The TCPA prohibits "persons" from 1) making "any call, " 2) "using any automatic telephone dialing system or artificial or prerecorded voice, " 3) "to any telephone number assigned to a... cellular telephone service...." 47 U.S.C. § 227(b)(1)(A). "The Ninth Circuit has held that a text message is a call within the meaning of the TCPA." Ibey v. Taco Bell Corp., 12-CV-0583-H WVG, 2012 WL 2401972 (S.D. Cal. June 18, 2012) (Huff, J.) (citing Satterfield v. Simon & Schuster, Inc., 569 F.3d 946, 952 (9th Cir. 2009)). Plaintiffs allege that the texts that they received "were placed via an automatic telephone dialing system, ' (ATDS') as defined by 47 U.S.C. § 227(a)(1) as prohibited by 47 U.S.C. § 227(b)(1)(A)." (Comp. ¶ 16.) However, Plaintiffs allegations are nothing more than a "formulaic recitation of the elements of a cause of action, " and do nothing more than assert a speculation. Twolmbly, 550 U.S. at 555 , 570. The text messages are generic and impersonal, as Plaintiffs assert, but that is not enough to make the claims plausible.

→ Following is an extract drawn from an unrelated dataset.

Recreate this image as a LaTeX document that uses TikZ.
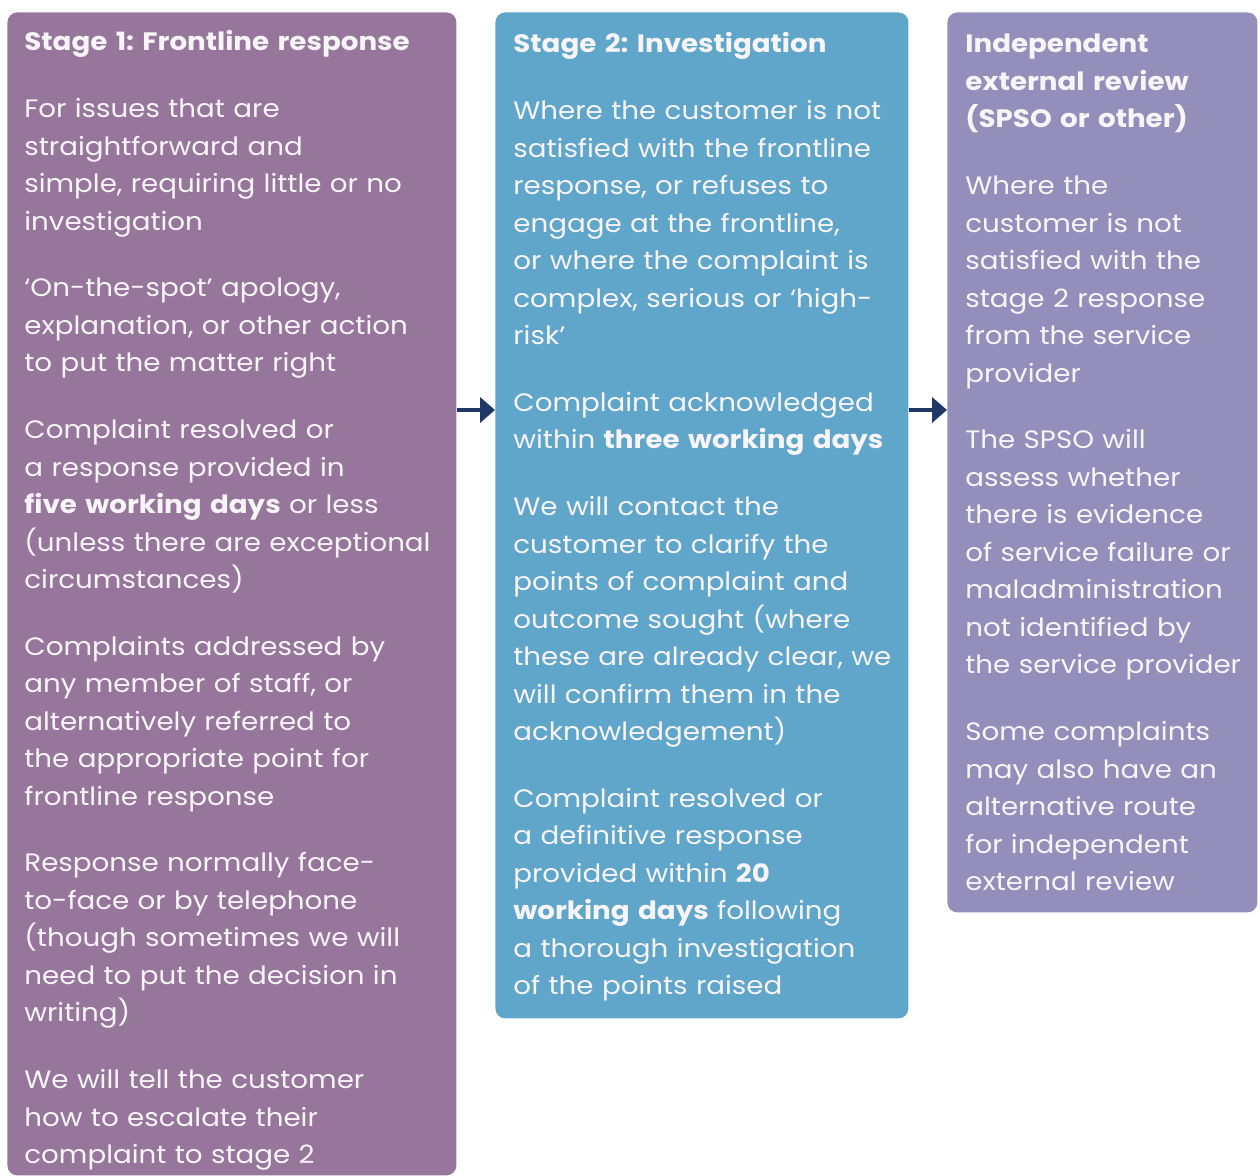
\documentclass[tikz,border=0pt]{standalone}
\usepackage{fontspec}
\setmainfont{Poppins}[FakeStretch=1.1]
\usetikzlibrary{arrows.meta, positioning}

\definecolor{stageone}{RGB}{151,118,155}
\definecolor{stagetwo}{RGB}{95,166,202}
\definecolor{stagethree}{RGB}{148,143,186}
\definecolor{flownavy}{RGB}{31,56,102}
\definecolor{paper}{RGB}{248,245,248}

\tikzset{
	stagebox/.style = {rounded corners=5pt, inner sep=0pt, anchor=north west},
	stagetext/.style = {anchor=base west, inner sep=0pt, align=left, text=paper,
		font=\fontsize{12.6}{18.75}\selectfont},
	flow/.style = {-{Triangle[length=7.5pt,width=12.5pt]}, line width=2pt, draw=flownavy},
}
\frenchspacing

\begin{document}
\begin{tikzpicture}[x=0.5pt, y=-0.5pt]
	\useasboundingbox (0,0) rectangle (1260,1176);

	% the three stages
	\node[stagebox, fill=stageone, minimum width=224.5pt, minimum height=581.5pt] (s1) at (7,12) {};
	\node[stagebox, fill=stagetwo, minimum width=206.5pt, minimum height=503pt] (s2) at (495,12) {};
	\node[stagebox, fill=stagethree, minimum width=155pt, minimum height=450pt] (s3) at (947,12) {};

	\node[stagetext, text width=215pt] (t1) at (24,51) {\textbf{Stage 1: Frontline response}\\[14.6pt]
		For issues that are\\ straightforward and\\ simple, requiring little or no\\ investigation\\[14.6pt]
		‘On-the-spot’ apology,\\ explanation, or other action\\ to put the matter right\\[14.6pt]
		Complaint resolved or\\ a response provided in\\ \textbf{five working days} or less\\ (unless there are exceptional\\ circumstances)\\[14.6pt]
		Complaints addressed by\\ any member of staff, or\\ alternatively referred to\\ the appropriate point for\\ frontline response\\[14.6pt]
		Response normally face-\\ to-face or by telephone\\ (though sometimes we will\\ need to put the decision in\\ writing)\\[14.6pt]
		We will tell the customer\\ how to escalate their\\ complaint to stage 2};

	\node[stagetext, text width=199pt] (t2) at (513,53) {\textbf{Stage 2: Investigation}\\[14.6pt]
		Where the customer is not\\ satisfied with the frontline\\ response, or refuses to\\ engage at the frontline,\\ or where the complaint is\\ complex, serious or ‘high-\\ risk’\\[14.6pt]
		Complaint acknowledged\\ within \textbf{three working days}\\[14.6pt]
		We will contact the\\ customer to clarify the\\ points of complaint and\\ outcome sought (where\\ these are already clear, we\\ will confirm them in the\\ acknowledgement)\\[14.6pt]
		Complaint resolved or\\ a definitive response\\ provided within \textbf{20}\\ \textbf{working days} following\\ a thorough investigation\\ of the points raised};

	\node[stagetext, text width=146pt] (t3) at (965,53) {\textbf{Independent}\\ \textbf{external review}\\ \textbf{(SPSO or other)}\\[14.6pt]
		Where the\\ customer is not\\ satisfied with the\\ stage 2 response\\ from the service\\ provider\\[14.6pt]
		The SPSO will\\ assess whether\\ there is evidence\\ of service failure or\\ maladministration\\ not identified by\\ the service provider\\[14.6pt]
		Some complaints\\ may also have an\\ alternative route\\ for independent\\ external review};

	% escalation arrows
	\coordinate (lvl) at (0,410);
	\draw[flow] (s1.east |- lvl) -- (s2.west |- lvl);
	\draw[flow] (s2.east |- lvl) -- (s3.west |- lvl);
\end{tikzpicture}
\end{document}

See id. It is just as conceivable that the text messages were done by hand, or not using an ATDS. The text messages that the Plaintiffs present are similar in content, but differ enough to make it appear as if an ATDS was not utilized. Furthermore, in their Opposition, Plaintiffs do no more than restate allegations in the complaint, with the addition of textual emphasis to certain words and phrases. ( See e.g., Opp. at 19-20.) [Doc. # 20.] Plaintiffs also ignore the Twombly/Iqbal standard and implore the Court to follow overruled and outdated precedence. ( Id. ) The Court declines to do so, and finds that Plaintiffs have not stated with a level of factual specificity a claim under the TCPA. See Twombly, 550 U.S. at 555; and Iqbal, 556 U.S. at 678.

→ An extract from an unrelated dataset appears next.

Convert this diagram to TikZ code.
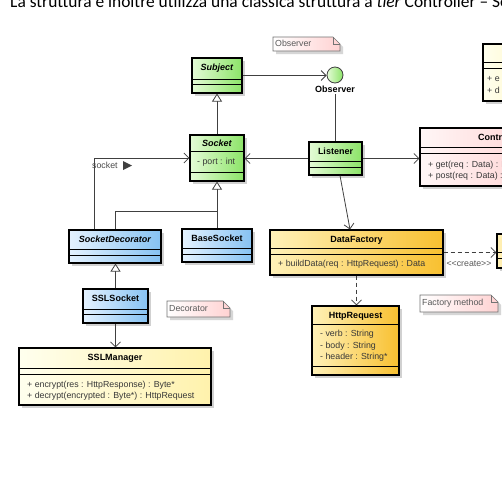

Plaintiffs contend that there are numerous cases where courts denied motions to dismiss based on complaints similar to their own. However, these cases contain more details to suggest that an ATDS was utilized. In Kramer v. Autobytel, Inc., the plaintiff's stated in their complaint that the text messages described came from a "SMS short code... registered to B2Mobile, " in addition to their "impersonal manner." 2010 U.S. Dist., LEXIS 137257. Plaintiffs simply assert here that the text messages they received were impersonal, without additional factual details to show that an ATDS was used. Plaintiffs attempt to distinguish the cases that Defendant M6 cites in its motion to dismiss, but this only highlights the deficiencies in their own complaint. Many of the complaints cited provided more details than Plaintiffs and were still dismissed for lack of sufficient factual allegations. See e.g., Ibey 2012 WL 2401972 at *3. Simply stating that their complaint is "specific and detailed" and restating its exact language is insufficient to meet the applicable pleading standards.
a. Defendant Franchising
As discussed above, Plaintiffs have failed to meet the appropriate pleading standard. In addition, Franchising specifically claims that it cannot be held liable under the TCPA because it did not actually send the unsolicited text messages to Plaintiffs. (MTD at 6.) Franchising also contends that rote recitation of conclusory language intended to establish a relationship between Franchising and M6 is not enough to show an agency relationship under California Civil Code § 2295. The Court agrees. "To sufficiently plead an agency relationship, a plaintiff must allege facts demonstrating the principal's control over its agent." Imageline, Inc. v. CafePress.com, Inc., 2011 WL 1322525, at *4 (C.D. Cal. Apr. 6, 2011). Under California Civil Code § 2295, the facts must show "1) that the agent or apparent agent holds power to alter legal relations between principal and third persons and between principal and himself; 2) that the agent is a fiduciary with respect to matters within scope of agency; and 3) that the principal has right to control conduct of agent with respect to matters entrusted to him." Palomares v. Bear Sterns Residential Mortg. Corp., 2008 WL 686683, at *4 (S.D. Cal. Mar. 13, 2008) (Hayes, J.). Plaintiffs have alleged that each Defendant was an agent and/or employee of each other, and specifically that M6 "was acting as an agent and/or employee of Defendants Franchising... and was acting within the course and scope of said agency...." (Comp. ¶ 14.) Absent from the complaint are facts that might demonstrate the three Palomares factors which would raise the allegations beyond the speculative. Instead, Plaintiffs rely on legal conclusions as if they were facts. Iqbal, 129 S.Ct. at 1949.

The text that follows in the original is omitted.